Troops urged to fight ‘in solidarity with the people’

PDF and KNLA troops are welcomed by local people in Karen State. / KIC

At the same meeting with officers and other ranks in Bago’s Pyay Township, Min Aung Hlaing called on military personnel to crush “violence” in solidarity with the people, claiming that People’s Defense Force (PDF) groups are using people as cover to fight the military. A sense of frustration was vivid in his voice.

This shows that Min Aung Hlaing is still in his own fantasy world.

In the wake of the coup, a mass boycott campaign was launched calling on shop owners not to sell to soldiers and police. At that stage, many might not yet have hated the military, even if they didn’t love it. But now, it would be difficult for most people to simply forgive and forget what the military has done since the coup, and is still doing.

Soldiers and police are well aware of how people view them now. So, they dare not go out in public alone. In cities, they have been forced to cower behind sandbag-fortified barracks, constantly on alert for grenade and gun attacks that can happen anytime. Min Aung Hlaing seems to be frustrated that people are supplying all the necessities—from uniforms to weapons—to the PDFs, which were born out of the people. Despite the junta’s atrocities over the past 20 months, people remain strongly determined to root out the military dictatorship.

Coup leader’s henchman takes control of USDP

New USDP chairman U Khin Yi

Myanmar junta leader Min Aung Hlaing has consolidated his control of the military proxy Union Solidarity and Development Party (USDP) so that he can become the country’s president, with the installation of his henchman, former Police Chief U Khin Yi, as the USDP chair this week.

The appointment of the new USDP leader came ahead of the election the regime plans to hold next year and which the National League for Democracy (NLD) said it would boycott. In the NLD’s absence, the USDP is likely to win. When the parliament resumes after the polls to choose the country’s president, Min Aung Hlaing will surely be nominated as a vice president by military representatives. If the winning USDP votes in parliament to elect Min Aung Hlaing as the president, his dream will be fulfilled.

Under U Khin Yi’s guidance, the USDP will have to do so. As the head of the winning party, he would become vice president-1, as his boss would take the top job. Then, Min Aung Hlaing would be able to rule the country for 10 years, as the constitution permits two terms.

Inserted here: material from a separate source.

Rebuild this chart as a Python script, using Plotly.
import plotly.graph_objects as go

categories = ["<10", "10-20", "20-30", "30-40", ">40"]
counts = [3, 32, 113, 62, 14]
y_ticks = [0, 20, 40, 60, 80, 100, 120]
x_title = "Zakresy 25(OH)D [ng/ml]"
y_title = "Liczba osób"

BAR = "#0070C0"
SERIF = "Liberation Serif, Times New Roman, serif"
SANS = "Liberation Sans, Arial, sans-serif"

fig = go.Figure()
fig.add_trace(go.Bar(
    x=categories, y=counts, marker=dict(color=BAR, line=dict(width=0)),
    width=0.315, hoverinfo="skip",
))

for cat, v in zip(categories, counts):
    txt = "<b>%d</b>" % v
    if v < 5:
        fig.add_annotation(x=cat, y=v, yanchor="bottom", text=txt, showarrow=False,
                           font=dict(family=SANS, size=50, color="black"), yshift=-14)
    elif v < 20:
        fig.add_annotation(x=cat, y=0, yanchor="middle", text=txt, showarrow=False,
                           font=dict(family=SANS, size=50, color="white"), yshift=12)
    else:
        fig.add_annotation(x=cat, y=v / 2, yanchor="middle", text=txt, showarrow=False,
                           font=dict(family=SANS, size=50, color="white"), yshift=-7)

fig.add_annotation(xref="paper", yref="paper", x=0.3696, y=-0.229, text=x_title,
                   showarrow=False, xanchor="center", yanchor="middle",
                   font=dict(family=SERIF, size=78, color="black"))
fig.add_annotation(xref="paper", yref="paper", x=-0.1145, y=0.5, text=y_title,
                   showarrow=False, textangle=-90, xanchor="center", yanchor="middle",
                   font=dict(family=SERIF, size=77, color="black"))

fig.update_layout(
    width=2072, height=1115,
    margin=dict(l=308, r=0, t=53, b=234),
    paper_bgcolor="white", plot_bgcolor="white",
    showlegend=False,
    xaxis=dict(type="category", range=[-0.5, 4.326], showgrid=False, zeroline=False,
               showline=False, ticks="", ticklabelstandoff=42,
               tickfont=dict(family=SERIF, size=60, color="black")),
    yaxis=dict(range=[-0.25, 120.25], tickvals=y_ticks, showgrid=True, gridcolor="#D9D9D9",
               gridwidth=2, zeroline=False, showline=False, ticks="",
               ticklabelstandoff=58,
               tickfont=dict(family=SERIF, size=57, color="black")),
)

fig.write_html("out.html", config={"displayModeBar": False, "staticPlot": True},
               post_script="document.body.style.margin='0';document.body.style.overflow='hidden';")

These are the possible scenarios if things go according to Min Aung Hlaing’s plan. On the other hand, it’s hard to say whether the regime will be able to hold the election as planned, as it is still struggling to control the country. The NLD has rejected the poll, as do the majority of Myanmar people. The UN and the US have warned the election will be a fraud. Uncertainty is what the future holds for Min Aung Hlaing.